- _TASK TO CARRY OUT_:
Using the listing below, copy every line that mentions "code".
◇ ◇ ◇
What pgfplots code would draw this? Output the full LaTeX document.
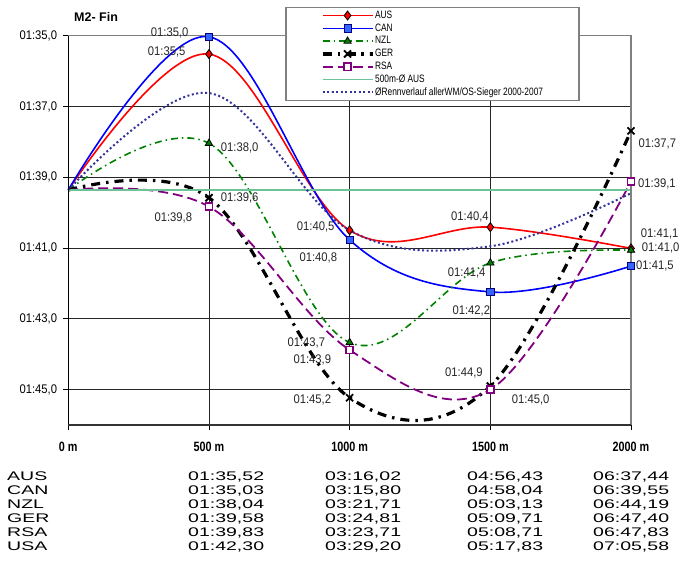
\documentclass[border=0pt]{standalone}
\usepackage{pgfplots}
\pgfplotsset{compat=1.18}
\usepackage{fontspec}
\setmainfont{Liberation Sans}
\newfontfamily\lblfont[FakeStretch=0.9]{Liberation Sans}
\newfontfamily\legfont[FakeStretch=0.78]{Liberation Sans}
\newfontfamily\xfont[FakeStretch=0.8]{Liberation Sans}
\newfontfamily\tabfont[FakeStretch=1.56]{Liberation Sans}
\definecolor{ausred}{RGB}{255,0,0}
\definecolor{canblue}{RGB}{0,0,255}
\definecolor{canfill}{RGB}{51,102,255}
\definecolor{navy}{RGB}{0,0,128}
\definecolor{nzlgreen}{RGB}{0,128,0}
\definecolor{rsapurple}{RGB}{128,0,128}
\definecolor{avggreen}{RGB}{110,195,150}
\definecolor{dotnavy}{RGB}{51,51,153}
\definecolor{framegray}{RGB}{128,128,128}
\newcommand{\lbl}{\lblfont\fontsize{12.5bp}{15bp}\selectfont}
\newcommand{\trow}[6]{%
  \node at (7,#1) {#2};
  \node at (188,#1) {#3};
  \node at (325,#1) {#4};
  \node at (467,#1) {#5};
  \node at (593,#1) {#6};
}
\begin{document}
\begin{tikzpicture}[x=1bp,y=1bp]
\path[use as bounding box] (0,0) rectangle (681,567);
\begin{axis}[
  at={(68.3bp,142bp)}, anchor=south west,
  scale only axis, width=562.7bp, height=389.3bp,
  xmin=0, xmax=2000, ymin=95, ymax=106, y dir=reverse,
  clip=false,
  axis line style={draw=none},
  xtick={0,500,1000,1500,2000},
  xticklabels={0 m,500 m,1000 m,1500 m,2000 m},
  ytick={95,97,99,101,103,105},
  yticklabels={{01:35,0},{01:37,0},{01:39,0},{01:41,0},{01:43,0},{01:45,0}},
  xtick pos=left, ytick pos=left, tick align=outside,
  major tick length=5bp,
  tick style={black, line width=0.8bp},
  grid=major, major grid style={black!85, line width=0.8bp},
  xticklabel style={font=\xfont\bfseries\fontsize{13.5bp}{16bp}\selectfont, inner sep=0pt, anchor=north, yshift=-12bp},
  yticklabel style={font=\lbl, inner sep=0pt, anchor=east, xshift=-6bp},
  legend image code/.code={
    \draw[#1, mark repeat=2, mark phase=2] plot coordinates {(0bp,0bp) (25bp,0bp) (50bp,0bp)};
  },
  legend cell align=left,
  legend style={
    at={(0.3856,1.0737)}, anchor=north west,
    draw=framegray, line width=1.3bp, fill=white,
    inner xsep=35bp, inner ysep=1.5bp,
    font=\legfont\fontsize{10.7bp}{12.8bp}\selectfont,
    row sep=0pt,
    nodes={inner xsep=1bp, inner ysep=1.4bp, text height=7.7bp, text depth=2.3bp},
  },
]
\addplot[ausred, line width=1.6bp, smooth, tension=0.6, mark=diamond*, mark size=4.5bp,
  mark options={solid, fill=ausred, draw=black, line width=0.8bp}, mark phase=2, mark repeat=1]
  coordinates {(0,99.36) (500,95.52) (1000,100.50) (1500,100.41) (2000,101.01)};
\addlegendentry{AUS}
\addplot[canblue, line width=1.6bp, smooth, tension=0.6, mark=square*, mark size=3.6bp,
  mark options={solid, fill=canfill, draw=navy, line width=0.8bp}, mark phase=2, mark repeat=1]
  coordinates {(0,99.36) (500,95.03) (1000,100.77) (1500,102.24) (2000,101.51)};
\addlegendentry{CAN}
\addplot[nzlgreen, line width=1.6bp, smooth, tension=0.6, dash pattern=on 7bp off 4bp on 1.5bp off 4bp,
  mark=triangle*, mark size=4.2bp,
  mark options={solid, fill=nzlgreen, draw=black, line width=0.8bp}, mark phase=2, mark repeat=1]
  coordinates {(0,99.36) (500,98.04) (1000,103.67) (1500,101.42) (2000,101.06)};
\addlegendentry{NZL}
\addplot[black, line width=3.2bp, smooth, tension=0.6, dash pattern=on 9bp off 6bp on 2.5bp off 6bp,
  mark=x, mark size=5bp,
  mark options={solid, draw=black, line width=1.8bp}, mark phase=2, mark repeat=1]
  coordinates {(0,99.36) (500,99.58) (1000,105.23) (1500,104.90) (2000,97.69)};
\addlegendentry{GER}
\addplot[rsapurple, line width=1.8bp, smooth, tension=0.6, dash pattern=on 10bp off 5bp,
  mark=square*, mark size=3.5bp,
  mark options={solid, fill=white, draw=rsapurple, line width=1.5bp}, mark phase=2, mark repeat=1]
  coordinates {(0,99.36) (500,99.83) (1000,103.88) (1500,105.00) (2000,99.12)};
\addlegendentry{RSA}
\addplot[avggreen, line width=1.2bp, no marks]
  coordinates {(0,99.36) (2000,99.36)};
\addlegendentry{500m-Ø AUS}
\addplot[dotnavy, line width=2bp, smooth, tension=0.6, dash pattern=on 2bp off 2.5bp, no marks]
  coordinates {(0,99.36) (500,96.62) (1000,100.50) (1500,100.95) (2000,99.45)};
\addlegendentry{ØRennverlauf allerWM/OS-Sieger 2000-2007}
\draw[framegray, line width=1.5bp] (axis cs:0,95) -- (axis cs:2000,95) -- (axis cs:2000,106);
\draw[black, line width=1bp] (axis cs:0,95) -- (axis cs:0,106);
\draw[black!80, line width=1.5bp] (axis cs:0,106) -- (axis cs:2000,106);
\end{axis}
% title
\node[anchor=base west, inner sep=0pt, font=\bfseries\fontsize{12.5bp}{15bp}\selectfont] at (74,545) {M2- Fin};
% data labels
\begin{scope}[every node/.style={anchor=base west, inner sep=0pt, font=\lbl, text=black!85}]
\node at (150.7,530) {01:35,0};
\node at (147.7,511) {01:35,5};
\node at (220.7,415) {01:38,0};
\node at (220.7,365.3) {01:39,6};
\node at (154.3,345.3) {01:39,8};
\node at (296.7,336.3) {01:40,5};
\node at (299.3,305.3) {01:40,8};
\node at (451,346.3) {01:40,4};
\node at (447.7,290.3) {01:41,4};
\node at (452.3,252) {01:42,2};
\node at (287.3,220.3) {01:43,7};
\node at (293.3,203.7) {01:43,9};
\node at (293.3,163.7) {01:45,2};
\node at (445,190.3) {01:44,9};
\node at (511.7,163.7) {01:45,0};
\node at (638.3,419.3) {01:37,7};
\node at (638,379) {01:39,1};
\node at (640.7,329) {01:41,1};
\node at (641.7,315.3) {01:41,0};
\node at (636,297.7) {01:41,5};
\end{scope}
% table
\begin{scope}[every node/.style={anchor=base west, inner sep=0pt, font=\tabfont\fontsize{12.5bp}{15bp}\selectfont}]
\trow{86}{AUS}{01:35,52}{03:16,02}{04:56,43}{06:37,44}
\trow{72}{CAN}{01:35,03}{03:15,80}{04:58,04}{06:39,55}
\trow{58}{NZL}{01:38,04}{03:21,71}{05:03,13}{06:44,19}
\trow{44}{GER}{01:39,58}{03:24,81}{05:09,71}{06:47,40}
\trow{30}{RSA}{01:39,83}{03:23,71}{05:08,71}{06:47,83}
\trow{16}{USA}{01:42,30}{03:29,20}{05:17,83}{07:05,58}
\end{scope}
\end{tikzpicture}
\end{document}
◇ ◇ ◇
- _SOLUTION TO THIS PROBLEM_:
What pgfplots code would draw this? Output the full LaTeX document.
  legend image code/.code={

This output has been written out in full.